Short exercise
Quote word for word the lines below, beginning with the first and ending with the one that has "return 1 - py / H". Drop the pictures.

--- START OF Data shown ---

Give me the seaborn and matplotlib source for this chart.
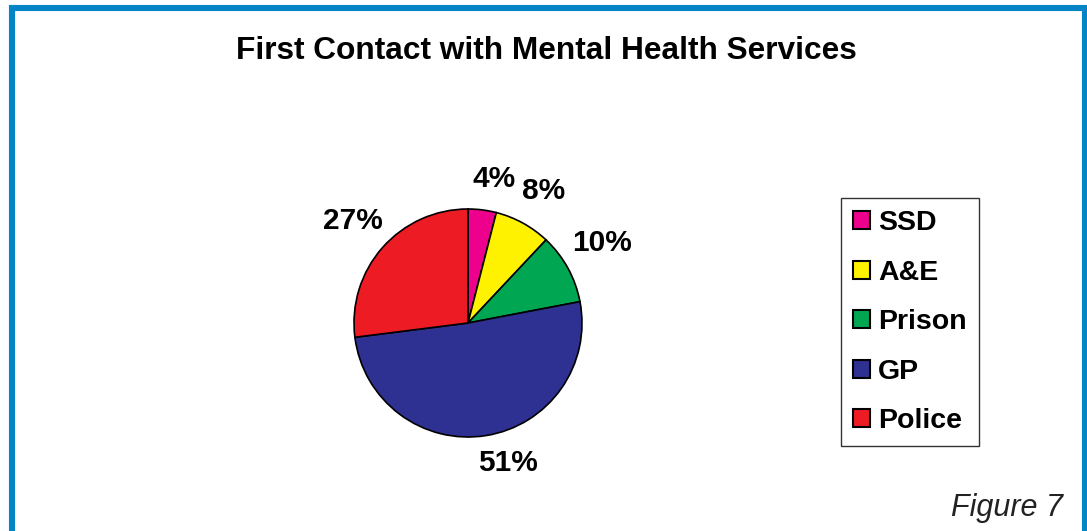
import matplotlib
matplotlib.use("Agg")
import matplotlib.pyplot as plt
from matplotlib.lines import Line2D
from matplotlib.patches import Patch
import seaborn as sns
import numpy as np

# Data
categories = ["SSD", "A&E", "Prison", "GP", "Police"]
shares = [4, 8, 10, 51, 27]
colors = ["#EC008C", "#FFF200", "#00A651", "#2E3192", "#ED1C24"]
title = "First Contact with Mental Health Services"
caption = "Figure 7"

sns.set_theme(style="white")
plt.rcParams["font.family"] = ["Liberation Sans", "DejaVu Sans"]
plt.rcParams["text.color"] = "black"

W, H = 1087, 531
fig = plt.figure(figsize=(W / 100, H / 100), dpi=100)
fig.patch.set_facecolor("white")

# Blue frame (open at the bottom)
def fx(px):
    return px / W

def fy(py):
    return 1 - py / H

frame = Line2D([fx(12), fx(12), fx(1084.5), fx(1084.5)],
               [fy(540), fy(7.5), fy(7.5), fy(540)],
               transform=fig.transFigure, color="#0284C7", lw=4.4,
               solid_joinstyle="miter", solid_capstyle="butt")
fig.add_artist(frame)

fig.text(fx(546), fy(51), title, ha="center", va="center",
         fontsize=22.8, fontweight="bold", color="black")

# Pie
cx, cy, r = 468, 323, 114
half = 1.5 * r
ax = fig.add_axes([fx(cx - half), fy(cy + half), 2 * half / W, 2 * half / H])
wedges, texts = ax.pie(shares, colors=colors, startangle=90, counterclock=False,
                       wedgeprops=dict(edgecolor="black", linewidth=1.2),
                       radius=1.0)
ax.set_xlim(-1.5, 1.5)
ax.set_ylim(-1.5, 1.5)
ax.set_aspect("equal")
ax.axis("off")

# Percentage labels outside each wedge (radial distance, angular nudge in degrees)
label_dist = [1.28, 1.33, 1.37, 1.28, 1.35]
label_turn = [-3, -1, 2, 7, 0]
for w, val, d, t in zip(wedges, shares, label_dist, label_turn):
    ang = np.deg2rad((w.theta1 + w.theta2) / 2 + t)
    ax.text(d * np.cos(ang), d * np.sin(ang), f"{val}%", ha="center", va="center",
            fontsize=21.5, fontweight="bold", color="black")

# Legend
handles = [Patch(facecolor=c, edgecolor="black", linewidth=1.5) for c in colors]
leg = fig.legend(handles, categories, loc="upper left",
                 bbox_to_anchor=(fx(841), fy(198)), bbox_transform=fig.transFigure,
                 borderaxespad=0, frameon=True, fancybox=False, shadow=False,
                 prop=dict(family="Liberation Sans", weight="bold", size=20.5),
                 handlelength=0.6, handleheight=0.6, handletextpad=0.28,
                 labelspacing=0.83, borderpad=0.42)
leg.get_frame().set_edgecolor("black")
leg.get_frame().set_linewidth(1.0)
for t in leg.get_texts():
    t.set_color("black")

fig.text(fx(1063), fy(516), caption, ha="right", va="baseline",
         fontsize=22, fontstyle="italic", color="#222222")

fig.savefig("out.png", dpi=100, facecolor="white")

--- END OF Data shown ---

Written answer
Give me the seaborn and matplotlib source for this chart.
import matplotlib
matplotlib.use("Agg")
import matplotlib.pyplot as plt
from matplotlib.lines import Line2D
from matplotlib.patches import Patch
import seaborn as sns
import numpy as np

# Data
categories = ["SSD", "A&E", "Prison", "GP", "Police"]
shares = [4, 8, 10, 51, 27]
colors = ["#EC008C", "#FFF200", "#00A651", "#2E3192", "#ED1C24"]
title = "First Contact with Mental Health Services"
caption = "Figure 7"

sns.set_theme(style="white")
plt.rcParams["font.family"] = ["Liberation Sans", "DejaVu Sans"]
plt.rcParams["text.color"] = "black"

W, H = 1087, 531
fig = plt.figure(figsize=(W / 100, H / 100), dpi=100)
fig.patch.set_facecolor("white")

# Blue frame (open at the bottom)
def fx(px):
    return px / W

def fy(py):
    return 1 - py / H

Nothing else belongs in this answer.